PROGRAMS & LIBRARIES :

* Check all output functions results (printf, putc, ...).
* Load aa weights from extern data file.
* Allow extra gaps chars `.', `?', `~' (in all formats ?).
* Must convert all `..' to `. .' in GCG header.
* Make thread safe libraries (msf+gcg).
* Use valid gap characters according to each format.
* Check nucleic NEXUS format names.
* Check errors vs. normal end parsing.
* New `-q' (quiet) flag to suppress format message.
* New `-v' (verbose) flag to display all formats checks and results.
* Fix memory leaks in FASTA and PHYLIPS format detections.
* Make some sequence_t fields private.
* Warn for truncated values (names, accessions, ...).
* Check for sequence names output validity in each format.
* Require at least 2 sequences in alignments, even with non strict mode.
* Cannot handle matched token larger than 16kB.

FORMATS :

* ASN1: New sequence format from NCBI.
* BAMBE: New alignment format (derived from PHYLIP).
* CLUSTAL: Handle positions range after sequence names.
* EMBL: Restore version parsing with new ID line format.
* FASTA: Add NCBI header format parsing.
* GENAL: New sequence format from GenAl program (may conflict with FASTA).
* GENBANK: Cannot handle sequence bigger than 10Mb.
* MAF: Multiple Alignment Format (from UCSC Genome Bioinformatics).
* MEGA: Only a single dataset is supported.
* NEXUS: Non interleaved format.
* NEXUS: MESQUITE program seems to generate invalid format.
* PHYLIP: Support for multiple alignments in the same file.
* PHYLIP: Exercise sequence names cleanup.
* PSA/XPSA: New alignment format from pftools package, cf. psa(5), xpsa(5).
* RSF: New `Rich Sequence Format' format from GCG.
* SELEX: New alignment format (STOCKHOLM like).
* SPROT: Fix DE line output for new structured datas.

DATABANKS :

* EMBL: Wrong author name (I13016 - rel_pat_unc_10_r109.dat).
* EMBL: Missing separator in RP line (GQ527172 - rel_std_inv_04_r109.dat).
* EMBL: Missing separator in RP line (AH000025 - rel_std_mus_02_r109.dat).
* EMBL: Missing separator in RP line (EU409559 - rel_std_phg_01_r109.dat).
* EMBL: Missing separator in RP line (D16449 - rel_std_pro_04_r109.dat).
* EMBL: RT line exceed 80 characters (JA477713 - r110u016.dat).
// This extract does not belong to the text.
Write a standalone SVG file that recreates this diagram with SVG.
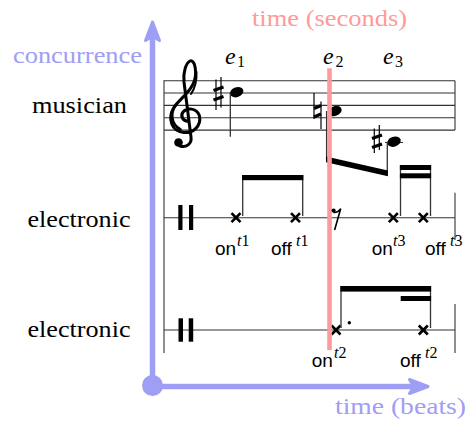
<svg xmlns="http://www.w3.org/2000/svg" width="470" height="422" viewBox="0 0 470 422">
<style>
.lbl{font-family:"Liberation Serif","DejaVu Serif",serif;font-size:24px;fill:#000}
.pink{fill:#ff9a9a}
.blue{fill:#9e9ef5}
.it{font-family:"Liberation Serif",serif;font-style:italic;font-size:24px}
.sub{font-family:"Liberation Serif",serif;font-size:16px}
.sans{font-family:"Liberation Sans",sans-serif;font-size:19px}
.sup{font-family:"Liberation Serif",serif;font-size:16px}
.staff{stroke:#333;stroke-width:1.1;fill:none}
.stem{stroke:#333;stroke-width:1.3;fill:none}
.beam{fill:#000}
.xh{stroke:#000;stroke-width:2.6;stroke-linecap:butt}
.acc{stroke:#000;stroke-width:1.2}
.accb{stroke:#000;stroke-width:3}
</style>

<!-- axes -->
<g id="axes" fill="none" stroke="#9e9ef5" stroke-width="5.5" stroke-linecap="round" stroke-linejoin="round">
<line x1="152.5" y1="385.5" x2="152.5" y2="28"/>
<path d="M152.5,22 L145.5,40.5 Q152.5,35 159.5,40.5 Z" fill="#9e9ef5" stroke-width="3"/>
<line x1="152.5" y1="386.5" x2="422" y2="386.5"/>
<path d="M428,386.5 L409.5,379.5 Q415,386.5 409.5,393.5 Z" fill="#9e9ef5" stroke-width="3"/>
<circle cx="152.5" cy="385.5" r="10.5" fill="#9e9ef5" stroke="none"/>
</g>

<g id="axis-labels">
<text class="lbl pink" style="font-family:'Liberation Serif',serif" x="252" y="26" textLength="155" lengthAdjust="spacingAndGlyphs">time (seconds)</text>
<text class="lbl blue" style="font-family:'Liberation Serif',serif" x="13" y="63" textLength="129" lengthAdjust="spacingAndGlyphs">concurrence</text>
<text class="lbl blue" style="font-family:'Liberation Serif',serif" x="335" y="414" textLength="131" lengthAdjust="spacingAndGlyphs">time (beats)</text>
</g>

<g id="row-labels">
<text class="lbl" style="font-family:'Liberation Serif',serif" x="32" y="113" textLength="95" lengthAdjust="spacingAndGlyphs">musician</text>
<text class="lbl" style="font-family:'Liberation Serif',serif" x="27.5" y="226.5" textLength="103" lengthAdjust="spacingAndGlyphs">electronic</text>
<text class="lbl" style="font-family:'Liberation Serif',serif" x="27.5" y="336.5" textLength="103" lengthAdjust="spacingAndGlyphs">electronic</text>
</g>

<g id="event-labels">
<text class="it" x="225" y="64">e</text><text class="sub" x="237" y="67">1</text>
<text class="it" x="323" y="64">e</text><text class="sub" x="335.5" y="67">2</text>
<text class="it" x="383" y="64">e</text><text class="sub" x="395" y="67">3</text>
</g>

<!-- staves -->
<g id="staves" class="staff">
<line x1="164" y1="80.7" x2="455" y2="80.7"/>
<line x1="164" y1="93.05" x2="455" y2="93.05"/>
<line x1="164" y1="105.4" x2="455" y2="105.4"/>
<line x1="164" y1="117.75" x2="455" y2="117.75"/>
<line x1="164" y1="130.1" x2="455" y2="130.1"/>
<line x1="455" y1="80.7" x2="455" y2="130.1"/>
<line x1="164" y1="80.2" x2="164" y2="353"/>
<line x1="164" y1="217.7" x2="455" y2="217.7"/>
<line x1="455" y1="192.7" x2="455" y2="240"/>
<line x1="164" y1="330" x2="455" y2="330"/>
<line x1="455" y1="304" x2="455" y2="353"/>
</g>

<!-- clefs -->
<g id="treble-clef">
<path d="M189,121 C183,122 180,116 183,112 C187,107 197,108 199.5,116 C201.5,126 193,133.5 184,132.5 C171.5,131.5 167.5,119 173.5,108 C179,99 194.5,90 195.5,75 C196,65 193,59.5 190,61 C186,63 183,72 184,82 L191,137 C192,144 186,148 180,146" fill="none" stroke="#000" stroke-width="3" stroke-linecap="round"/>
<path d="M180.5,129.5 C170.5,124 170,112 176.5,104.5" fill="none" stroke="#000" stroke-width="2.6" stroke-linecap="round"/>
<path d="M191,94 C195,88 197,82 196.5,72" fill="none" stroke="#000" stroke-width="2" stroke-linecap="round"/>
<circle cx="178.5" cy="142.5" r="4.3" fill="#000"/>
</g>
<g id="perc-clef-1" fill="#000">
<rect x="178.3" y="205" width="4.2" height="25"/>
<rect x="189" y="205" width="4.2" height="25"/>
</g>
<g id="perc-clef-2" fill="#000">
<rect x="178.5" y="318.3" width="4.5" height="23.4"/>
<rect x="188.7" y="318.3" width="4.5" height="23.4"/>
</g>

<!-- musician notes -->
<g id="e1-note">
<line class="acc" x1="216" y1="79.5" x2="216" y2="110"/>
<line class="acc" x1="221" y1="77" x2="221" y2="107.5"/>
<line class="accb" x1="213.5" y1="90.5" x2="223.5" y2="87"/>
<line class="accb" x1="213.5" y1="100" x2="223.5" y2="96.5"/>
<ellipse cx="236.7" cy="92.2" rx="6.9" ry="4.9" transform="rotate(-20 236.7 92.2)" fill="#000"/>
<line class="stem" x1="230.3" y1="93" x2="230.3" y2="136.7"/>
</g>
<g id="e2-note">
<line class="acc" x1="314" y1="93" x2="314" y2="119"/>
<line class="acc" x1="321" y1="101.5" x2="321" y2="129"/>
<line class="accb" x1="314" y1="108.5" x2="321" y2="105.5"/>
<line class="accb" x1="314" y1="117" x2="321" y2="114"/>
<ellipse cx="335" cy="111" rx="6.9" ry="4.9" transform="rotate(-20 335 111)" fill="#000"/>
<line class="stem" x1="326.6" y1="111" x2="326.6" y2="160"/>
</g>
<g id="e3-note">
<line class="staff" x1="385" y1="142.45" x2="403" y2="142.45"/>
<line class="acc" x1="374.3" y1="128.5" x2="374.3" y2="153"/>
<line class="acc" x1="379.3" y1="125" x2="379.3" y2="150"/>
<line class="accb" x1="372" y1="138.5" x2="382" y2="135"/>
<line class="accb" x1="372" y1="147.5" x2="382" y2="144"/>
<ellipse cx="394" cy="141.7" rx="6.9" ry="4.9" transform="rotate(-20 394 141.7)" fill="#000"/>
<line class="stem" x1="387.3" y1="142" x2="387.3" y2="175.5"/>
</g>
<g id="e2-e3-beam">
<polygon class="beam" points="326,156.5 387.9,170.5 387.9,176.3 326,162.3"/>
</g>

<!-- electronic 1 notes -->
<g id="t1-notes">
<g class="xh">
<line x1="231.5" y1="213.2" x2="240.5" y2="222.2"/><line x1="231.5" y1="222.2" x2="240.5" y2="213.2"/>
<line x1="291" y1="213.2" x2="300" y2="222.2"/><line x1="291" y1="222.2" x2="300" y2="213.2"/>
</g>
<line class="stem" x1="242.7" y1="175" x2="242.7" y2="216"/>
<line class="stem" x1="302.7" y1="175" x2="302.7" y2="216"/>
<rect class="beam" x="242.1" y="175" width="61.2" height="5.2"/>
</g>
<g id="t3-notes">
<g class="xh">
<line x1="388.8" y1="213.2" x2="397.8" y2="222.2"/><line x1="388.8" y1="222.2" x2="397.8" y2="213.2"/>
<line x1="418.8" y1="213.2" x2="427.8" y2="222.2"/><line x1="418.8" y1="222.2" x2="427.8" y2="213.2"/>
</g>
<line class="stem" x1="400.5" y1="165" x2="400.5" y2="216"/>
<line class="stem" x1="430.5" y1="165" x2="430.5" y2="216"/>
<rect class="beam" x="399.9" y="165" width="31.2" height="5"/>
<rect class="beam" x="399.9" y="173.3" width="31.2" height="5"/>
</g>

<!-- electronic 2 notes -->
<g id="t2-notes">
<g class="xh">
<line x1="331.5" y1="325.5" x2="340.5" y2="334.5"/><line x1="331.5" y1="334.5" x2="340.5" y2="325.5"/>
<line x1="418.8" y1="325.5" x2="427.8" y2="334.5"/><line x1="418.8" y1="334.5" x2="427.8" y2="325.5"/>
</g>
<circle cx="349.3" cy="322.7" r="1.7" fill="#000"/>
<line class="stem" x1="341" y1="286" x2="341" y2="328"/>
<line class="stem" x1="430.5" y1="286" x2="430.5" y2="328"/>
<rect class="beam" x="340.4" y="286" width="90.7" height="5.6"/>
<rect class="beam" x="400.7" y="296" width="30.4" height="5"/>
</g>

<!-- time (seconds) marker -->
<g id="seconds-line">
<line x1="329.5" y1="68.3" x2="329.5" y2="350" stroke="#ff9a9a" stroke-width="4.6"/>
</g>

<g id="rest">
<circle cx="333.6" cy="210.6" r="2.1" fill="#000"/>
<path d="M333.6,212.4 Q337.2,213.2 340.6,209 L334.6,230" fill="none" stroke="#000" stroke-width="1.6" stroke-linejoin="round"/>
</g>

<!-- on/off labels -->
<g id="on-t1"><text class="sans" x="215" y="255">on</text><text class="sup" x="237" y="246"><tspan font-style="italic">t</tspan>1</text></g>
<g id="off-t1"><text class="sans" x="271" y="255">off</text><text class="sup" x="296" y="246"><tspan font-style="italic">t</tspan>1</text></g>
<g id="on-t3"><text class="sans" x="371.7" y="255">on</text><text class="sup" x="393" y="246"><tspan font-style="italic">t</tspan>3</text></g>
<g id="off-t3"><text class="sans" x="425" y="255">off</text><text class="sup" x="450" y="246"><tspan font-style="italic">t</tspan>3</text></g>
<g id="on-t2"><text class="sans" x="311.7" y="366.7">on</text><text class="sup" x="334" y="357.5"><tspan font-style="italic">t</tspan>2</text></g>
<g id="off-t2"><text class="sans" x="400" y="366.7">off</text><text class="sup" x="425" y="357.5"><tspan font-style="italic">t</tspan>2</text></g>
</svg>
* GENBANK: Keyword includes `;' character (JF681370 - gbenv41.seq).
* GENBANK: Invalid keyword separator `;  ' (U18916 - gbpln50.seq).
* GENBANK: Empty dblink field (AP012272 - nc1027.flat).
* GENBANK: Empty dblink field (AP012206 - nc1101.flat).
* GENBANK: Empty dblink field (AP012224 - nc1102.flat).
* GENBANK: Keyword includes `;' character (JN802672 - nc1205.flat).
* GENBANK: Keyword word splitted between 2 lines (L13724).
* GENBANK: Splitted single keyword `SodCc; Le; 2 gene' (X87372).

* GENBANK_WGS: CDS sequence miss indentation (CAAE01010487 - wgs.CAAE.gbff).

* GENPEPT: Invalid keywords separator `;  ' (U18916_1 - gppln50.seq).

* IMGT: Flat file has strange characters.
* IMGT: Many trailing spaces.
* IMGT: Primary accession number duplicated if secondary exists.

* REFSEQ: Unexpected `?' character (YP_004935261 - rsnc.1123.2011.gpff).
* REFSEQ: Unexpected `?' character (YP_004935348 - rsnc.1124.2011.gpff).
* REFSEQ: Unexpected `?' character (YP_004935261 - rsnc.1126.2011.gpff).
* REFSEQ: Unexpected `?' character (YP_004935261 - rsnc.1209.2011.gpff).

* UNIPROT: Ref 1 title has internal `"' (B2CI52 - uniprot_trembl.dat).
* UNIPROT: Ref 2 title has internal `"' (Q50565 - uniprot_trembl.dat).
* UNIPROT: Ref 1 title has internal `"' (Q4GX11 - uniprot_trembl.dat).